What you need to do
From the line with "Give me the matplotlib source for this chart." to the line with "antal_vals = [2.6, 9.8]", both lines included, set down exactly those lines, please, and no others.

Information supplied
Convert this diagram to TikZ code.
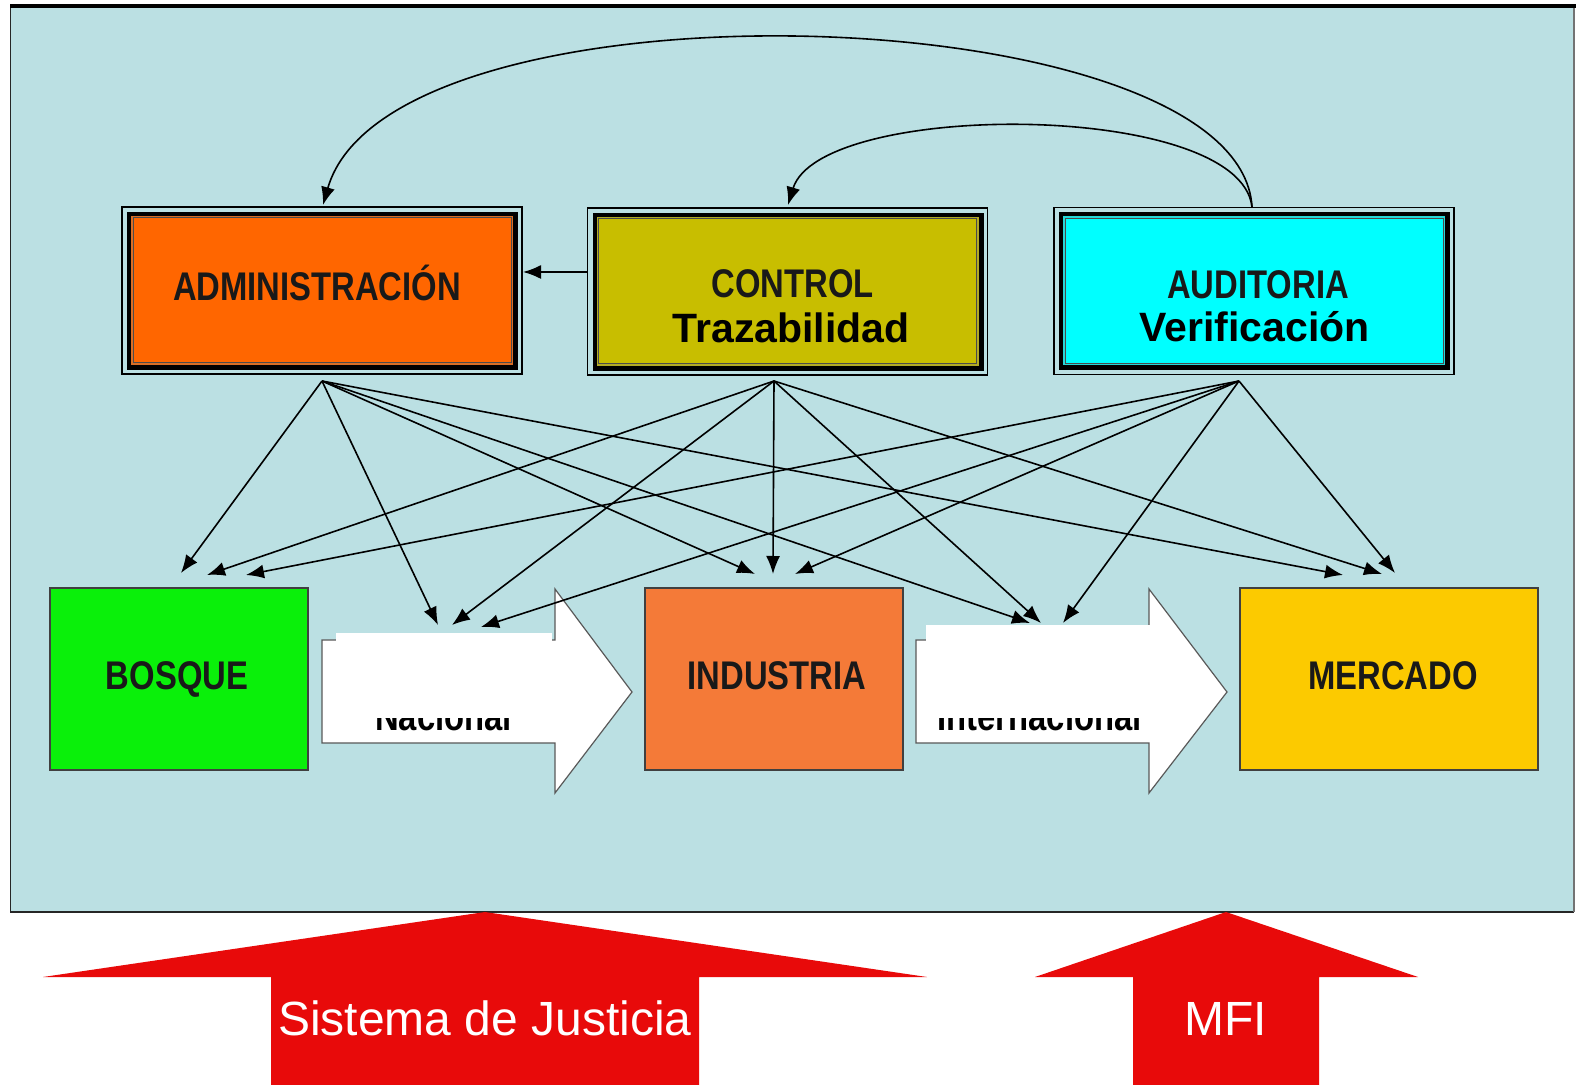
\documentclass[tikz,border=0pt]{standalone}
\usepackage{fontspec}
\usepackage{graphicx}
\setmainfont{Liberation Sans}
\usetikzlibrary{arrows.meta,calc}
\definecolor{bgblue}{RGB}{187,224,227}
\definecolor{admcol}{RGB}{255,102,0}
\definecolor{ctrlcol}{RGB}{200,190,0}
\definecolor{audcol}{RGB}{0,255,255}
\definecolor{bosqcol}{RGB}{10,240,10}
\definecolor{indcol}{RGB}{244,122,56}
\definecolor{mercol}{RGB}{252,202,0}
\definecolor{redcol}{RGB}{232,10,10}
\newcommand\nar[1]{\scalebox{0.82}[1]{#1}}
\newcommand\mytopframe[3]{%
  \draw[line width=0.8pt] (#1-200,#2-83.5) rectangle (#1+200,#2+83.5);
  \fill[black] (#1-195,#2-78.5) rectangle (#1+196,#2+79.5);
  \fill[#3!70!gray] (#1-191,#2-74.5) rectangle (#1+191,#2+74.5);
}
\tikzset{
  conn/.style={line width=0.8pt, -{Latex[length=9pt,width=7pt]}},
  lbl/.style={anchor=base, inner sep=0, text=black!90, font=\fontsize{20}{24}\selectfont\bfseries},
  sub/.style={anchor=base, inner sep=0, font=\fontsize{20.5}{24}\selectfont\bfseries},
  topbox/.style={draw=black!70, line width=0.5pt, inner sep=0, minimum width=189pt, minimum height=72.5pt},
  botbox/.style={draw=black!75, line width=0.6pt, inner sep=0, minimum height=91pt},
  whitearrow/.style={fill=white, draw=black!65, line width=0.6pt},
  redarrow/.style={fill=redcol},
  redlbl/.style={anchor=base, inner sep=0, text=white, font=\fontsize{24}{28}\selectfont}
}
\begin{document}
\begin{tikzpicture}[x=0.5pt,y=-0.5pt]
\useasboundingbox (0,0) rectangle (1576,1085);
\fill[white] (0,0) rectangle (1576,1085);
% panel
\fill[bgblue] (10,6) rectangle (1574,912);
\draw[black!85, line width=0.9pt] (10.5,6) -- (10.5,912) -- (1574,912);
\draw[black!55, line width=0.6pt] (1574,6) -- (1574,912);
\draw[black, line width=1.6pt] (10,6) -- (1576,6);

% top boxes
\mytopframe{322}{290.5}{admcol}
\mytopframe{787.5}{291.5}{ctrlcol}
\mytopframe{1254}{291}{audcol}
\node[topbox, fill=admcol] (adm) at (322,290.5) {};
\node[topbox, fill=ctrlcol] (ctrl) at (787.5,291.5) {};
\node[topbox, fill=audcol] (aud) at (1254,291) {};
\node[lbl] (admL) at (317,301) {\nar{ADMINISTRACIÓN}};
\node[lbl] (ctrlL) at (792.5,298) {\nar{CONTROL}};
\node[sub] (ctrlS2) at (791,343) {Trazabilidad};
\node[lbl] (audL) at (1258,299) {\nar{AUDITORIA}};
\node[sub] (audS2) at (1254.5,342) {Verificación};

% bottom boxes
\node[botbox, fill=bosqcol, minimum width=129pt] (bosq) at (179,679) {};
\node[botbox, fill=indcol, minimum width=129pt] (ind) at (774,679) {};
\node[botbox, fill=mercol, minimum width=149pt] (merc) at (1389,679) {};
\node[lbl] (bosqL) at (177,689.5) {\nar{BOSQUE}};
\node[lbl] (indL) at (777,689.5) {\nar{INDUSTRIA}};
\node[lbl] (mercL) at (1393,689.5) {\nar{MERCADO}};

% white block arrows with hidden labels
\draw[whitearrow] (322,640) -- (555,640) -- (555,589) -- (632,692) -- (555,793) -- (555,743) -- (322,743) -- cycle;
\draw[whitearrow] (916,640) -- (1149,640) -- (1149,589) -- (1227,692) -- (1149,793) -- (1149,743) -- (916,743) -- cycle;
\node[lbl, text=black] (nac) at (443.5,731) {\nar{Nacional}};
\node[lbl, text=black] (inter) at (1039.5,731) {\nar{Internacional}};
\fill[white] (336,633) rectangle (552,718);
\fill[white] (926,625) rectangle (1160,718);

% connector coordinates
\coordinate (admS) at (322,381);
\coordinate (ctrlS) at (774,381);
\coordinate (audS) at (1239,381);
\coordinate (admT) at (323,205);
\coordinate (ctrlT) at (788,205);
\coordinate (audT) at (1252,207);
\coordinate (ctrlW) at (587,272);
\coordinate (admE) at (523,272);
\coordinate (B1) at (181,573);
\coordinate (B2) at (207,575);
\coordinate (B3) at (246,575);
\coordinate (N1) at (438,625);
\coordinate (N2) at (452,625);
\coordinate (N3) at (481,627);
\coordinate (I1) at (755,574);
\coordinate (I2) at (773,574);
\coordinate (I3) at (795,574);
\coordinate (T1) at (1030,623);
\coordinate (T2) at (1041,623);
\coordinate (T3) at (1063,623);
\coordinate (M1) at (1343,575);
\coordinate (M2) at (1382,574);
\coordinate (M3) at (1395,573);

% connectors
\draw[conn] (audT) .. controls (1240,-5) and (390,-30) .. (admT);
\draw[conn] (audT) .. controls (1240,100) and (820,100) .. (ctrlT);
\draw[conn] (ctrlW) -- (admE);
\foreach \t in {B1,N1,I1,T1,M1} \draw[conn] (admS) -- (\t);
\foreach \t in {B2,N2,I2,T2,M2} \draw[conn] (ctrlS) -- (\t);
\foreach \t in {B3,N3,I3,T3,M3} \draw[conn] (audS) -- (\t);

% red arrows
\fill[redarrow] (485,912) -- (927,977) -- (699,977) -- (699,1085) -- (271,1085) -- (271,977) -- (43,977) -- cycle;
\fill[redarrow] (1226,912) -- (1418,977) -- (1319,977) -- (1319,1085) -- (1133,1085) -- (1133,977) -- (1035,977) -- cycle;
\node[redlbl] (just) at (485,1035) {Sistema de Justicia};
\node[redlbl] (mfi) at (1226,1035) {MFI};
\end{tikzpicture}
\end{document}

---

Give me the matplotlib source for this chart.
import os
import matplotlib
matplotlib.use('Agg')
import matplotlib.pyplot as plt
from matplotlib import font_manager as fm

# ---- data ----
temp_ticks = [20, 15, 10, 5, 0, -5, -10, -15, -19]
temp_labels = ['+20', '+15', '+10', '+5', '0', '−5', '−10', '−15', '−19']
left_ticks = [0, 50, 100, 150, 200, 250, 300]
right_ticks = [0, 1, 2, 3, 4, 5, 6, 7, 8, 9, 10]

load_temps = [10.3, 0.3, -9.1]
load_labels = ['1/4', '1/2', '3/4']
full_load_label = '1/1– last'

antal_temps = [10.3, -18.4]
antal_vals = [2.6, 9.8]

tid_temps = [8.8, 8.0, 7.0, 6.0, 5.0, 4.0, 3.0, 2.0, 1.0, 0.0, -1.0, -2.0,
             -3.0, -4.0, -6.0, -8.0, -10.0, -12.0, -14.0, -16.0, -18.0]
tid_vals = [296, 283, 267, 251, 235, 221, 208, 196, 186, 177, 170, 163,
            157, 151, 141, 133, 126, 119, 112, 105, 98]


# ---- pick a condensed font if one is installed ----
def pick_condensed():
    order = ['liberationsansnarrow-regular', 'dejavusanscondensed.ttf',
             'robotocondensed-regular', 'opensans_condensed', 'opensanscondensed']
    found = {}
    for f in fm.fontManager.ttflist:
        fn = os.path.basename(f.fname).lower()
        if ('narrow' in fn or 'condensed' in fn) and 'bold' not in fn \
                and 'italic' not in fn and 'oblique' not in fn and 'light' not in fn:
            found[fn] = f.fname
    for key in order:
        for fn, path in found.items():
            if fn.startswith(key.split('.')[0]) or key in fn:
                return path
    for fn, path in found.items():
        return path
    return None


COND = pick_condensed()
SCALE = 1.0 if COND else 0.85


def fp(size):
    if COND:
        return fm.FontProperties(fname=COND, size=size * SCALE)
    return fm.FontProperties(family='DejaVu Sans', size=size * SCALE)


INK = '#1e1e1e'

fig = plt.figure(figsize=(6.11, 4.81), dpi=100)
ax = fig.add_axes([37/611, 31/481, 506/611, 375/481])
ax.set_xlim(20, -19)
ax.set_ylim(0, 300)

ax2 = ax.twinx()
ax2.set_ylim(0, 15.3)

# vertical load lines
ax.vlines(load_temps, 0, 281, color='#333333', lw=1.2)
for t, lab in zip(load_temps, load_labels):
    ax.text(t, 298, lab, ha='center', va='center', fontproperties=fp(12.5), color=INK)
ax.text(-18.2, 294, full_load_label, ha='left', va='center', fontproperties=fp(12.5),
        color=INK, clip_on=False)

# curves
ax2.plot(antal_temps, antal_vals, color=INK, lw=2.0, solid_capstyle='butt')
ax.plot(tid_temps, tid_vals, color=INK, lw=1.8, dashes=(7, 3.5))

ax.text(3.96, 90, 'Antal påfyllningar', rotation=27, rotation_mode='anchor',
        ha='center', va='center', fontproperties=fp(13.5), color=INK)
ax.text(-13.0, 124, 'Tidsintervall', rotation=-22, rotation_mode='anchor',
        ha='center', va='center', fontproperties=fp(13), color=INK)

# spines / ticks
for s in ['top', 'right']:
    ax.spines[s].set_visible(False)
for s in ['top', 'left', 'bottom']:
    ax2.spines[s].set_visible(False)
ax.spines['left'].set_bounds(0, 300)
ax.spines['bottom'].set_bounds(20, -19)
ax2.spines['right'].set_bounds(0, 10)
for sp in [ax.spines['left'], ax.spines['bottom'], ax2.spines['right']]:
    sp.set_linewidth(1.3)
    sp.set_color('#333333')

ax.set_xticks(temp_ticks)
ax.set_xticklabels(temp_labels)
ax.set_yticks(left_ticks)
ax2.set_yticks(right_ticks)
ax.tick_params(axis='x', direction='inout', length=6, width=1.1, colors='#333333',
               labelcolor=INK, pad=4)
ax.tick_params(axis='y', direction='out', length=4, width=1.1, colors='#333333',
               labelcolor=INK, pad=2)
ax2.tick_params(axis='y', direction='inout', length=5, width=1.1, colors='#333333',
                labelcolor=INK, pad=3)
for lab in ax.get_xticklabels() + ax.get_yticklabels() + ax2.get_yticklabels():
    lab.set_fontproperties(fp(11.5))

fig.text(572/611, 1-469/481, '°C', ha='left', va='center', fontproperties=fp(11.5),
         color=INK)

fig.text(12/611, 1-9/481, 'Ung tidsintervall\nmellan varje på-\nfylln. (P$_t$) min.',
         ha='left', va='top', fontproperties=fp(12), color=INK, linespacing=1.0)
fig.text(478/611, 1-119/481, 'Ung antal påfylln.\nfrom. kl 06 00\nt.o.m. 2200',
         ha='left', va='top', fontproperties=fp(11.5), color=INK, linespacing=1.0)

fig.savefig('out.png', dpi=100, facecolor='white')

--

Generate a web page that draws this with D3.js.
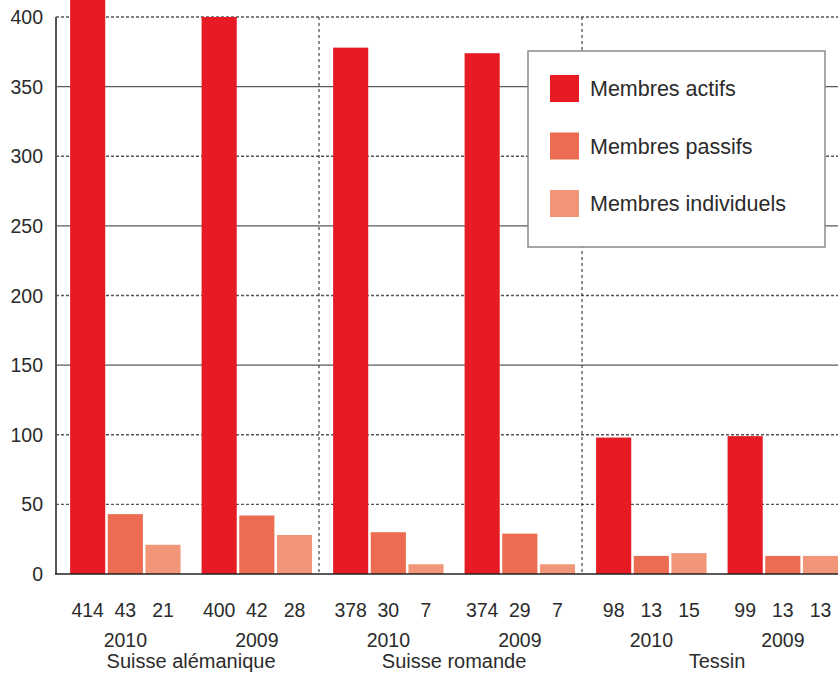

Complete response
Give me the matplotlib source for this chart.
import os
import matplotlib
matplotlib.use('Agg')
import matplotlib.pyplot as plt
from matplotlib import font_manager as fm

# ---- data ----
temp_ticks = [20, 15, 10, 5, 0, -5, -10, -15, -19]
temp_labels = ['+20', '+15', '+10', '+5', '0', '−5', '−10', '−15', '−19']
left_ticks = [0, 50, 100, 150, 200, 250, 300]
right_ticks = [0, 1, 2, 3, 4, 5, 6, 7, 8, 9, 10]

load_temps = [10.3, 0.3, -9.1]
load_labels = ['1/4', '1/2', '3/4']
full_load_label = '1/1– last'

antal_temps = [10.3, -18.4]
antal_vals = [2.6, 9.8]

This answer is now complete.